*Do this*: Reproduce the listing word for word. Skip any image.

·····

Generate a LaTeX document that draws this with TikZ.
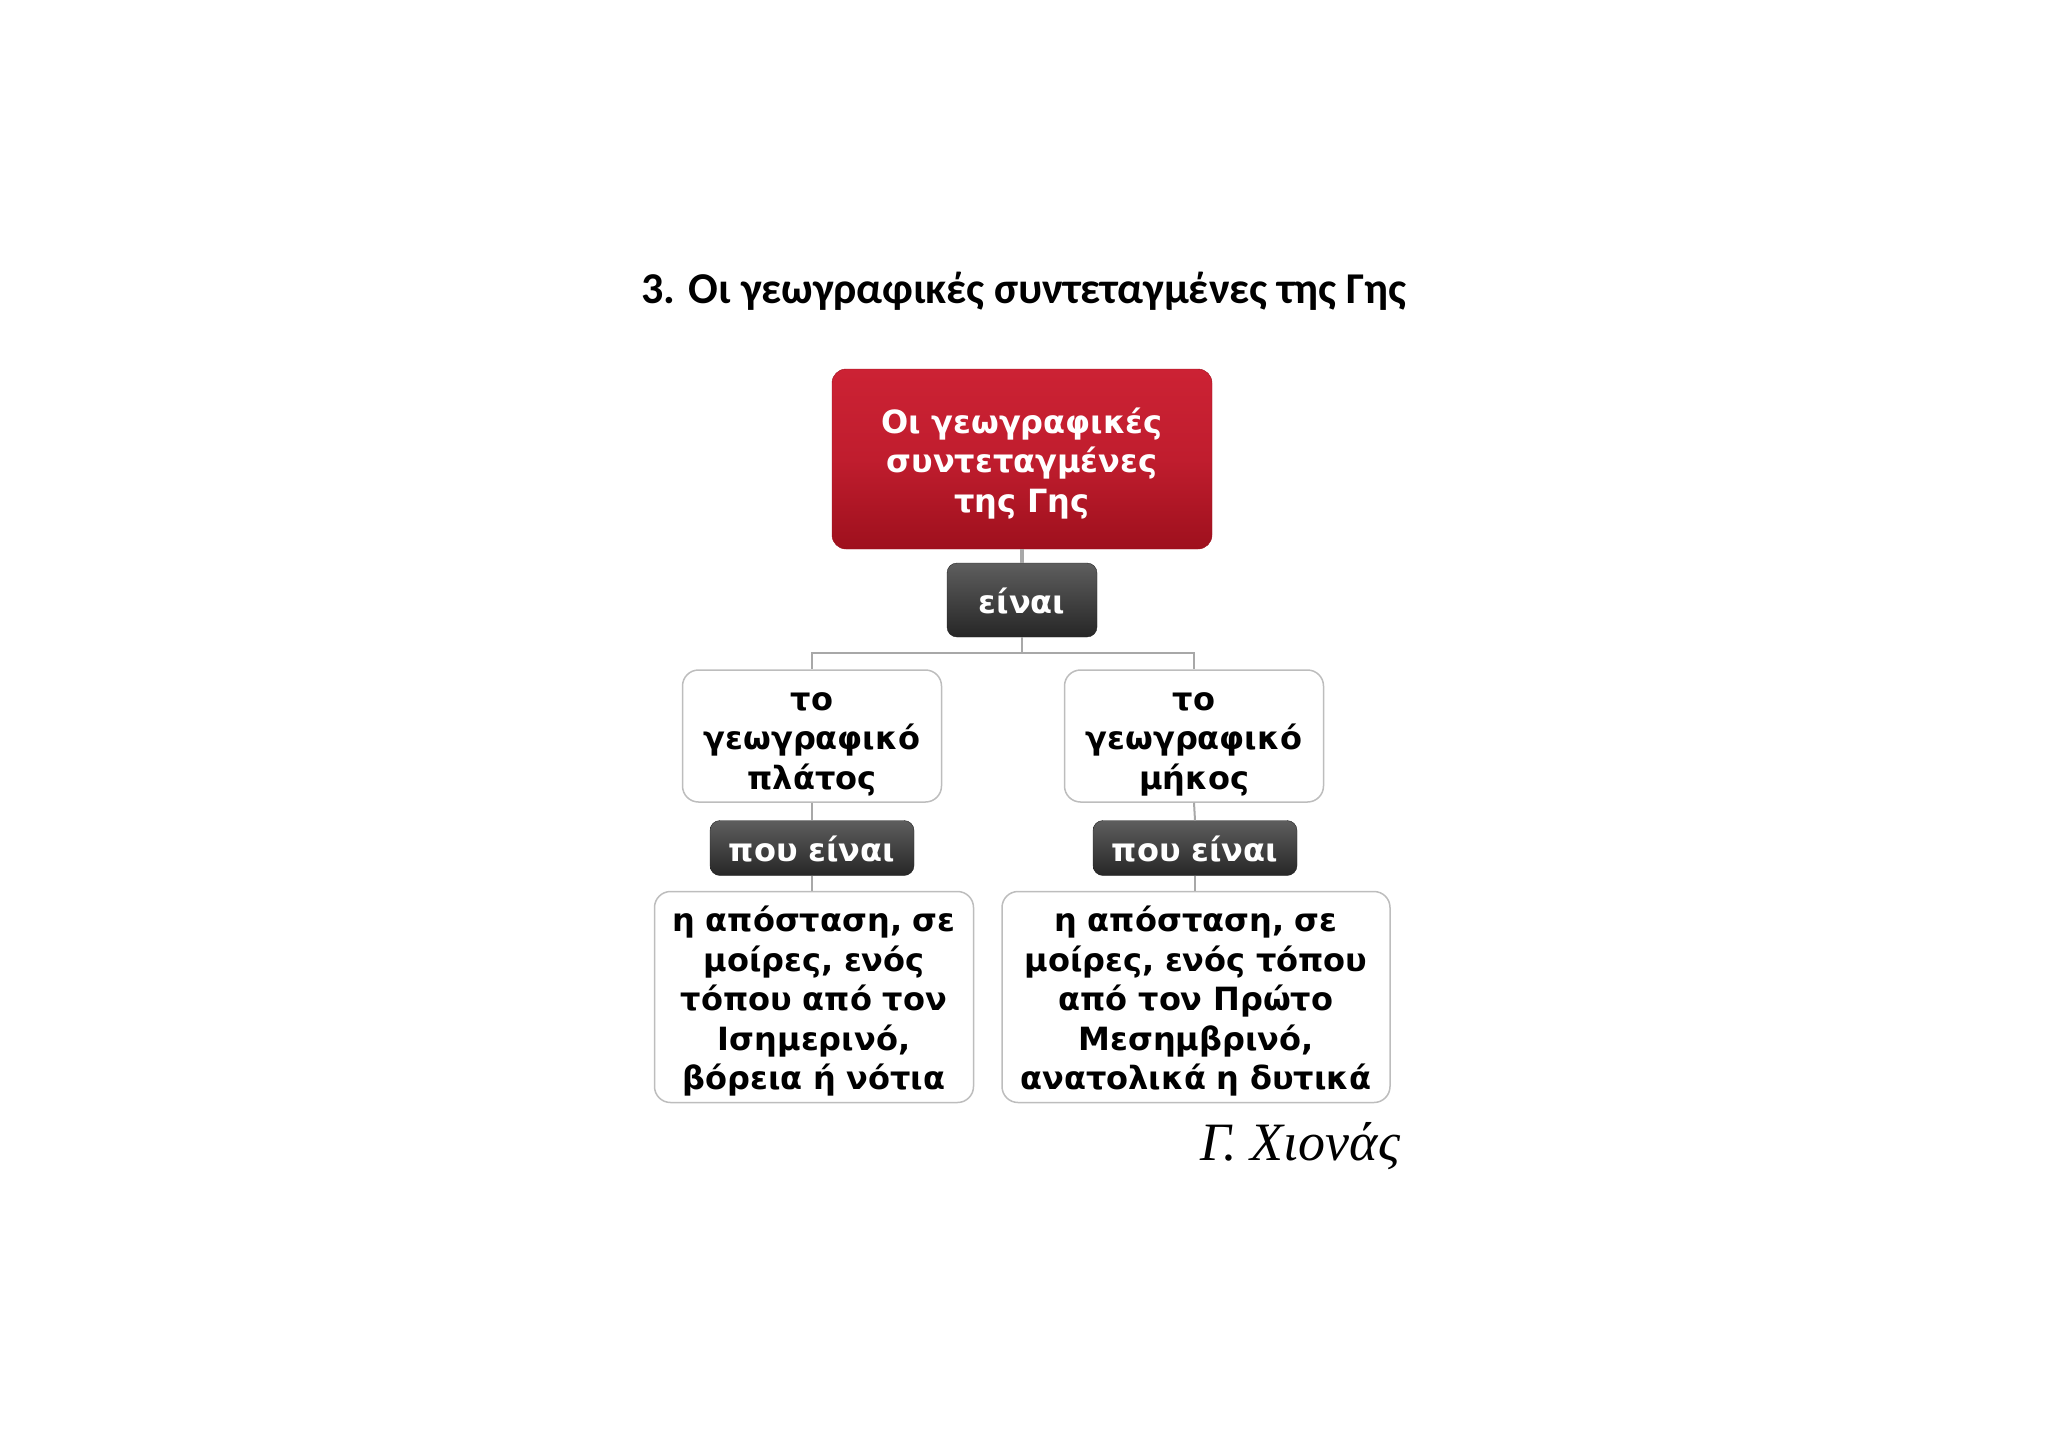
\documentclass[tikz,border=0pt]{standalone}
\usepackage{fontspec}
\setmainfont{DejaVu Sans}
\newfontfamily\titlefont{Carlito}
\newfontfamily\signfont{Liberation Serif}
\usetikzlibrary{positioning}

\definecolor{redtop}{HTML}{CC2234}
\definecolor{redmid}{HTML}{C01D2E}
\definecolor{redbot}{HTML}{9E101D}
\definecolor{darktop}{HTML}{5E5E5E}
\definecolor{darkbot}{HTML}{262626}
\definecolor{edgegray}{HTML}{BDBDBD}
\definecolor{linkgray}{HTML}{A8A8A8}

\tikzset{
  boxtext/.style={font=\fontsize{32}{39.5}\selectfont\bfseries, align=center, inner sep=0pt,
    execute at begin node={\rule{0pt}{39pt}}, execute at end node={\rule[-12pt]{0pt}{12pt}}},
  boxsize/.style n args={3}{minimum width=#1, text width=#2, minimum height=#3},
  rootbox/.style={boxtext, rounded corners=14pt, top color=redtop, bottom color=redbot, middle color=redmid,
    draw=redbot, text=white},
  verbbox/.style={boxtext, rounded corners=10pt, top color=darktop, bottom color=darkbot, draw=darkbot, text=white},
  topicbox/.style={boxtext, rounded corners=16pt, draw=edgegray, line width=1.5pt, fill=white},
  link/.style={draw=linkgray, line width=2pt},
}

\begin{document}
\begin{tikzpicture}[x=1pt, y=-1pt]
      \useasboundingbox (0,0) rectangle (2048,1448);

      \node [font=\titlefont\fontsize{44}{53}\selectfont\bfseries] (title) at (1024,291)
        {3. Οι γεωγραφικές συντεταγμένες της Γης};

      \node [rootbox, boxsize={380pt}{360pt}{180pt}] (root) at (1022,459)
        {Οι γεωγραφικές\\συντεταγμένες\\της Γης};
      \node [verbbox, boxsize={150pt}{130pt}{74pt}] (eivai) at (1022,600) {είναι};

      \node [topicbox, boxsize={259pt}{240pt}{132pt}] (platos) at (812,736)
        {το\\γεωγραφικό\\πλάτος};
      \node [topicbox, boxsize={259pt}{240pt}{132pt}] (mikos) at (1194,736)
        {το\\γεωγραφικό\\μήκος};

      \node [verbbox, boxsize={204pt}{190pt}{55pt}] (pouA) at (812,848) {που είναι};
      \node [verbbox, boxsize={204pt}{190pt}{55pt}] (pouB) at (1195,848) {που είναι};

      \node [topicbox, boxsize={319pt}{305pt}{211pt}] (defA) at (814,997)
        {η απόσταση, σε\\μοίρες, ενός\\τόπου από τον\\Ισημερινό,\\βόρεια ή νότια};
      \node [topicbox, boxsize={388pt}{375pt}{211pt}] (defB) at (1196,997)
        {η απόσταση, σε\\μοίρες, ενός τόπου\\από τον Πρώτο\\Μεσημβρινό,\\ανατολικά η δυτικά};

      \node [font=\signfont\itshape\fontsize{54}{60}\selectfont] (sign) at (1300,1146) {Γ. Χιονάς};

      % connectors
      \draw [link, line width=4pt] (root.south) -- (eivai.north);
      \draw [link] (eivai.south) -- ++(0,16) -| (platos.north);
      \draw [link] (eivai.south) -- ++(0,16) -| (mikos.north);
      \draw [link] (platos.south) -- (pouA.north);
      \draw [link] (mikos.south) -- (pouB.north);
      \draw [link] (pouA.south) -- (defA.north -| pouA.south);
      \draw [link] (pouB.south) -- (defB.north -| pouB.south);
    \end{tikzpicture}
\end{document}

·····

*Completed exercise*:
Generate a LaTeX document that draws this with TikZ.
\documentclass[tikz,border=0pt]{standalone}
\usepackage{fontspec}
\setmainfont{DejaVu Sans}
\newfontfamily\titlefont{Carlito}
\newfontfamily\signfont{Liberation Serif}
\usetikzlibrary{positioning}

\definecolor{redtop}{HTML}{CC2234}
\definecolor{redmid}{HTML}{C01D2E}
\definecolor{redbot}{HTML}{9E101D}
\definecolor{darktop}{HTML}{5E5E5E}
\definecolor{darkbot}{HTML}{262626}
\definecolor{edgegray}{HTML}{BDBDBD}
\definecolor{linkgray}{HTML}{A8A8A8}

\tikzset{
  boxtext/.style={font=\fontsize{32}{39.5}\selectfont\bfseries, align=center, inner sep=0pt,
    execute at begin node={\rule{0pt}{39pt}}, execute at end node={\rule[-12pt]{0pt}{12pt}}},
  boxsize/.style n args={3}{minimum width=#1, text width=#2, minimum height=#3},
  rootbox/.style={boxtext, rounded corners=14pt, top color=redtop, bottom color=redbot, middle color=redmid,
    draw=redbot, text=white},
  verbbox/.style={boxtext, rounded corners=10pt, top color=darktop, bottom color=darkbot, draw=darkbot, text=white},
  topicbox/.style={boxtext, rounded corners=16pt, draw=edgegray, line width=1.5pt, fill=white},
  link/.style={draw=linkgray, line width=2pt},
}

\begin{document}
\begin{tikzpicture}[x=1pt, y=-1pt]
      \useasboundingbox (0,0) rectangle (2048,1448);

      \node [font=\titlefont\fontsize{44}{53}\selectfont\bfseries] (title) at (1024,291)
        {3. Οι γεωγραφικές συντεταγμένες της Γης};

      \node [rootbox, boxsize={380pt}{360pt}{180pt}] (root) at (1022,459)
        {Οι γεωγραφικές\\συντεταγμένες\\της Γης};
      \node [verbbox, boxsize={150pt}{130pt}{74pt}] (eivai) at (1022,600) {είναι};

      \node [topicbox, boxsize={259pt}{240pt}{132pt}] (platos) at (812,736)
        {το\\γεωγραφικό\\πλάτος};
      \node [topicbox, boxsize={259pt}{240pt}{132pt}] (mikos) at (1194,736)
        {το\\γεωγραφικό\\μήκος};

      \node [verbbox, boxsize={204pt}{190pt}{55pt}] (pouA) at (812,848) {που είναι};
      \node [verbbox, boxsize={204pt}{190pt}{55pt}] (pouB) at (1195,848) {που είναι};

      \node [topicbox, boxsize={319pt}{305pt}{211pt}] (defA) at (814,997)
        {η απόσταση, σε\\μοίρες, ενός\\τόπου από τον\\Ισημερινό,\\βόρεια ή νότια};
      \node [topicbox, boxsize={388pt}{375pt}{211pt}] (defB) at (1196,997)
        {η απόσταση, σε\\μοίρες, ενός τόπου\\από τον Πρώτο\\Μεσημβρινό,\\ανατολικά η δυτικά};

      \node [font=\signfont\itshape\fontsize{54}{60}\selectfont] (sign) at (1300,1146) {Γ. Χιονάς};

      % connectors
      \draw [link, line width=4pt] (root.south) -- (eivai.north);
      \draw [link] (eivai.south) -- ++(0,16) -| (platos.north);
      \draw [link] (eivai.south) -- ++(0,16) -| (mikos.north);
      \draw [link] (platos.south) -- (pouA.north);
      \draw [link] (mikos.south) -- (pouB.north);
      \draw [link] (pouA.south) -- (defA.north -| pouA.south);
      \draw [link] (pouB.south) -- (defB.north -| pouB.south);
    \end{tikzpicture}
\end{document}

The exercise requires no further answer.